Je centrerai mon intervention sur la question particulière du VIH sida, certes particulière, mais qui rejoint des problématiques plus générales de santé publique.
Act Up s'est mobilisé depuis une dizaine d'années aux côtés des travailleurs et travailleuses du sexe dans une optique de santé publique. Nous nous sommes notamment immédiatement opposés à la création du délit de racolage public. Comme le soulignait Maîtresse Gilda, la mesure de pénalisation des clients qui figure dans la proposition de loi de Mme Maud Olivier aura de toute évidence, sur le terrain, exactement les mêmes effets, à savoir une précarisation accrue des travailleuses du sexe, stigmatisées et obligées de se faire invisibles. Pour nous, une grande partie de ce texte va à l'encontre des grands principes qui ont fait leurs preuves en trente ans de lutte contre l'épidémie du sida, à commencer par la prise en compte de la parole à la première personne, ce qui est, par exemple, totalement incompatible avec le projet affiché d'astreindre les personnes à sortir de la prostitution pour bénéficier de droits, dont celui à un titre de séjour.
La prévention est incompatible avec toute forme de répression, qu'il s'agisse d'une répression directe des prostituées, au travers du délit de racolage, ou d'une répression indirecte, via la pénalisation des clients.
Sur le terrain, les conséquences seront exactement les mêmes. Il se trouve que je suis aujourd'hui la seule représentante d'une structure de lutte contre le sida. Mes propos ne font pas que reprendre le point de vue d'Act Up.
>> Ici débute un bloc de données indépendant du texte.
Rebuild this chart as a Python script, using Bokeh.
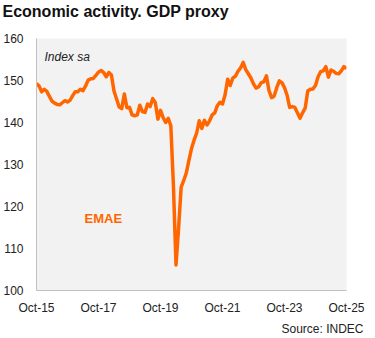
from bokeh.plotting import figure
from bokeh.models import Label, FixedTicker, Range1d, Title
from bokeh.embed import file_html
from bokeh.resources import INLINE

# Monthly EMAE (seasonally adjusted index), Oct-2015 .. Oct-2025
emae = [
    149.3, 148.7, 147.3, 147.9, 147.4, 146.2, 145.1, 144.6, 144.3, 144.2,
    144.7, 145.2, 144.9, 145.3, 146.4, 147.3, 147.3, 147.9, 147.6, 148.7,
    150.1, 150.4, 150.5, 151.2, 152.0, 152.4, 151.9, 150.9, 151.9, 151.3,
    147.5, 145.6, 143.7, 143.3, 146.8, 143.5, 143.6, 141.8, 141.6, 141.8,
    144.1, 142.6, 142.4, 144.4, 143.8, 145.7, 144.7, 140.8, 142.9, 141.2,
    140.0, 141.0, 139.2, 125.0, 106.1, 114.8, 124.6, 126.2, 128.0, 131.0,
    133.8, 135.8, 137.5, 140.4, 138.6, 140.5, 139.4, 140.4, 141.8, 142.3,
    144.0, 144.8, 144.4, 146.6, 150.3, 148.8, 150.6, 151.0, 152.2, 153.0,
    154.3, 152.6, 151.6, 150.6, 149.2, 148.2, 148.5, 149.5, 149.7, 151.1,
    147.6, 145.9, 146.3, 148.3, 149.9, 149.5, 148.3, 146.5, 143.6, 143.8,
    143.6, 142.3, 141.0, 142.3, 143.4, 147.5, 147.9, 148.0, 148.8, 150.9,
    152.1, 152.3, 153.3, 150.8, 152.5, 152.2, 151.7, 151.6, 152.3, 153.3,
    152.8,
]
months = list(range(len(emae)))
x_tick_pos = [0, 24, 48, 72, 96, 120]
x_tick_labels = ["Oct-15", "Oct-17", "Oct-19", "Oct-21", "Oct-23", "Oct-25"]
y_ticks = [100, 110, 120, 130, 140, 150, 160]

W, H = 375, 338
L, R, T, B = 36, 29, 0, 46

p = figure(width=W, height=H, output_backend="svg", toolbar_location=None, title=None,
           x_range=Range1d(0, 120), y_range=Range1d(100, 160),
           min_border_left=L, min_border_right=R, min_border_top=T, min_border_bottom=B)
p.background_fill_color = "#f2f2f2"
p.border_fill_color = "white"
p.outline_line_color = None
p.xgrid.grid_line_color = None
p.ygrid.grid_line_color = None

p.line(months, emae, line_color="#ff6600", line_width=3.5, line_join="round")

axis_color = "#c0c0c0"
for ax in (p.xaxis[0], p.yaxis[0]):
    ax.axis_line_color = axis_color
    ax.major_tick_line_color = None
    ax.minor_tick_line_color = None
    ax.major_tick_out = 0
    ax.major_tick_in = 0
    ax.major_label_text_font = "Liberation Sans"
    ax.major_label_text_font_size = "12px"
    ax.major_label_text_color = "#222222"

p.yaxis[0].ticker = FixedTicker(ticks=y_ticks)
p.yaxis[0].major_label_standoff = 13
p.xaxis[0].ticker = FixedTicker(ticks=x_tick_pos)
p.xaxis[0].major_label_overrides = {k: v for k, v in zip(x_tick_pos, x_tick_labels)}
p.xaxis[0].major_label_standoff = 10

# spacer between frame and title (nearest the frame), then the title above it
p.add_layout(Title(text=" ", text_font_size="1px", standoff=16), "above")
p.add_layout(Title(text="Economic activity. GDP proxy", text_font="Liberation Sans",
                   text_font_size="16px", text_font_style="bold", text_color="#111111",
                   align="left", offset=-34, standoff=0), "above")
p.add_layout(Title(text="Source: INDEC", text_font="Liberation Sans",
                   text_font_size="12px", text_font_style="normal", text_color="#222222",
                   align="right", offset=-17, standoff=5), "below")

frame_bottom = H - B

def lab(text, x, y, size, style="normal", color="#222222", align="left"):
    p.add_layout(Label(x=x - L, y=frame_bottom - y, x_units="screen", y_units="screen",
                       text=text, text_font="Liberation Sans", text_font_size=size,
                       text_font_style=style, text_color=color, text_align=align,
                       text_baseline="alphabetic"))

lab("Index sa", 44, 58, "12px", "italic")
lab("EMAE", 84, 220, "13px", "bold", "#ff6600")

open("out.html", "w").write(file_html(p, INLINE))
Ils ont été corroborés par de très nombreux avis, rapports ou expertises, de niveau national ou international : l'avis du Conseil national du sida de 2010 ; le rapport de l'inspection générale des affaires sociales (IGAS), dont le clan abolitionniste se prévaut, mais qui renvoie pourtant fréquemment à l'avis du Conseil national du sida et au rapport du Programme des Nations unies pour le développement (PNUD), qui préconise également l'arrêt de toute répression pesant sur les acteurs des prestations sexuelles tarifées, prostituées comme clients ; enfin, le récent rapport Morlat, un rapport d'experts sur la prise en charge médicale des personnes vivant avec le VIH.
Malheureusement, l'aspect « santé publique » a été quelque peu éludé lors de la préparation et de l'élaboration de cette proposition de loi. Notre audition d'aujourd'hui est donc particulièrement opportune. La prostitution est aussi une question de santé publique, et la santé publique doit être au centre des réflexions.